On Tue, Dec 18, 2012 at 11:10 PM, Yuri Astrakhan
<yuriastrakhan(a)gmail.com> wrote:
The linkTitle foreach causes 18 more api calls to
start getting the links,
all with plcontinue, before it yeilds even a single link.
Yeah, it's certainly possible there will be many plcontinue calls just
to get the first link.
But that doesn't mean you have to get all plcontinues when you want
only some links.
On Tue, Dec 18, 2012 at 11:16 PM, Yuri Astrakhan
<yuriastrakhan(a)gmail.com> wrote:
Petr, when you say you have two nested foreach(), the
outer foreach does not
iterate through the blocks, it iterates through pages.
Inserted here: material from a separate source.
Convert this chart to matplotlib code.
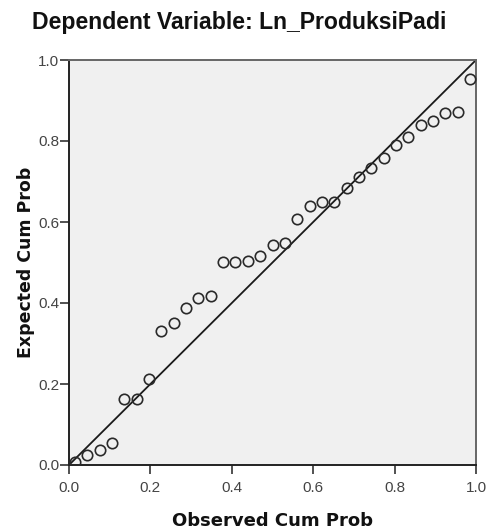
import matplotlib
matplotlib.use("Agg")
import matplotlib.pyplot as plt

title = "Dependent Variable: Ln_ProduksiPadi"
x_label = "Observed Cum Prob"
y_label = "Expected Cum Prob"

observed = [0.015, 0.045, 0.076, 0.106, 0.136, 0.167, 0.197, 0.227, 0.258, 0.288,
            0.318, 0.348, 0.379, 0.409, 0.439, 0.470, 0.500, 0.530, 0.561, 0.591,
            0.621, 0.652, 0.682, 0.712, 0.742, 0.773, 0.803, 0.833, 0.864, 0.894,
            0.924, 0.955, 0.985]
expected = [0.008, 0.025, 0.037, 0.055, 0.162, 0.162, 0.213, 0.331, 0.350, 0.387,
            0.412, 0.417, 0.502, 0.501, 0.504, 0.516, 0.543, 0.549, 0.607, 0.640,
            0.649, 0.649, 0.684, 0.710, 0.733, 0.757, 0.791, 0.809, 0.839, 0.850,
            0.868, 0.872, 0.954]
ticks = [0.0, 0.2, 0.4, 0.6, 0.8, 1.0]
tick_labels = ["0.0", "0.2", "0.4", "0.6", "0.8", "1.0"]

plt.rcParams['font.family'] = ['Liberation Sans', 'DejaVu Sans']

fig = plt.figure(figsize=(4.87, 5.32), dpi=100)
ax = fig.add_axes([69/487, 1-465/532, (476-69)/487, (465-60)/532])
ax.set_facecolor('#F0F0F0')

ax.plot([0, 1], [0, 1], color='#1a1a1a', lw=1.3, zorder=2)
ax.plot(observed, expected, linestyle='none', marker='o', markersize=7.5,
        markerfacecolor='none', markeredgecolor='#2a2a2a', markeredgewidth=1.2, zorder=3)

ax.set_xlim(0, 1)
ax.set_ylim(0, 1)
ax.set_xticks(ticks)
ax.set_xticklabels(tick_labels)
ax.set_yticks(ticks)
ax.set_yticklabels(tick_labels)
ax.tick_params(direction='out', length=6.5, width=1.2, color='#333333',
               labelsize=11, labelcolor='#444444')
ax.tick_params(axis='x', pad=5)
ax.tick_params(axis='y', pad=0.5)

for s in ['left', 'bottom']:
    ax.spines[s].set_color('#222222')
    ax.spines[s].set_linewidth(1.4)
for s in ['top', 'right']:
    ax.spines[s].set_color('#666666')
    ax.spines[s].set_linewidth(1.4)

ax.set_xlabel(x_label, fontsize=13, fontweight='bold', labelpad=12, color='#111111',
              family=['DejaVu Sans'])
ax.set_ylabel(y_label, fontsize=12.5, fontweight='bold', labelpad=2.5, color='#111111',
              family=['DejaVu Sans'])

fig.text(32/487, 1-23/532, title, fontsize=16.6, fontweight='bold', ha='left', va='center',
         color='#111111')

fig.savefig("out.png", dpi=100)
Which means you still
must iterate through every plcontinue in the set before issuing next
gapcontinue.
It doesn't mean that.
For example, in the extreme case where you don't want to know any
links from this page
(say, because you want to filter the articles in a way that cannot be
expressed directly by the API),
you don't have to use plcontinue for this page at all.
A specific example might be changing your code into
(yeah, built specifically to make my point):
foreach (var page in source.Where(p =>
p.Info.title.Contains("\u2014")).Take(2000))
In this case, the link for "—All You Zombies—" will be retrieved from
the first call,
so no plcontinue is needed.
The link for "—And He Built a Crooked House—" will be retrieved using
one plcontinue call.
But there are no more articles with that character in title in the first page,
so no more plcontinue calls are necessary, and gapcontinue can be used now.
The second page contains no articles with that character at all,
so without any plconitines, gapcontinue will be used right away.
With your “dumb query-continue”, doing this would require many more calls.
Petr Onderka
[[en:User:Svick]]